The more that the Israeli-US duopoly’s leverage of its conventional military dominance worsens the Palestinians’ suffering, the more likely it is that the Resistance Axis will feel pressured to leverage its unconventional military dominance to relieve their suffering, thus risking a larger war. At the same time, agreeing to a ceasefire could be interpreted as discrediting the first’s aforesaid dominance, just like letting a genocide unfold could be interpreted as discrediting the second’s own such dominance.
Both sides are understandably pressured to correspondingly stay the course and escalate in response.
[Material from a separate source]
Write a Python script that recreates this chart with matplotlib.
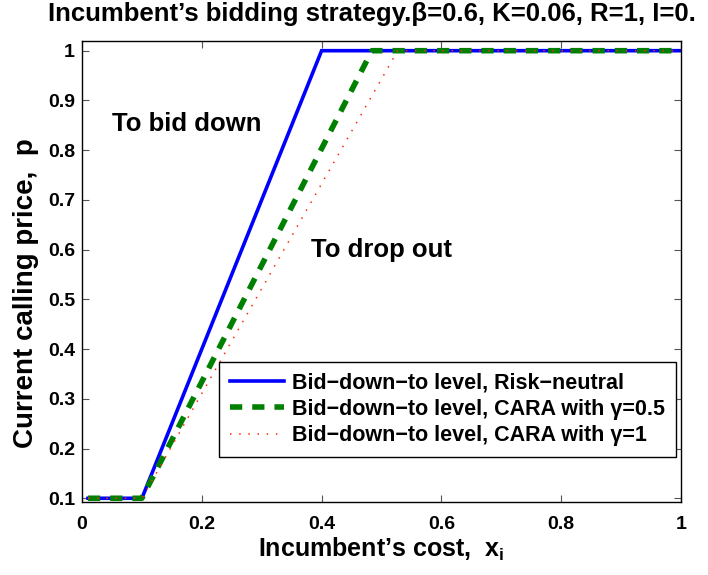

They’re driven by the desire to “save face” before their respective publics as well as to uphold the integrity of their particular form of military dominance that each regard as deterring the other. Amidst this security dilemma and absent either side unilaterally backing down on the defense of their aforesaid interests, which of course can’t be ruled out and could be explained to their supporters as preventing World War III, the conflict will likely worsen unless a creative solution is found.
Russia’s policy of principled neutrality can play a pivotal role in the second of these two scenarios.
By balancing between both camps by condemning Hamas’ terrorist attack while also condemning Israel’s collective punishment of the Palestinians in blatant abuse of its right to self-defense, Russia has retained credibility with each and can therefore mediate if requested by them to do so. In that event, it could propose a mutually acceptable de-escalation plan that can be spun as a victory by both, but not so much that it discredits the other in entirety, just enough to placate their own supporters and thus “save face”.
Of course, the devil is in the details, though nobody other than Russia has a realistic chance of trying.
Whatever ends up happening, for better or for worse, it would be the direct result of the dynamics brought about by the MAD that’s been achieved between the Israeli-US duopoly and the Resistance Axis. This observation accounts for the true state of military-strategic affairs much more than any other, yet both sides are averse to admitting it out of fear that they’d discredit themselves in their supporters’ eyes by acknowledging the consequent limits that this places on their actions.
If this security dilemma isn’t resolved, then mutual escalations and a larger war might be inevitable.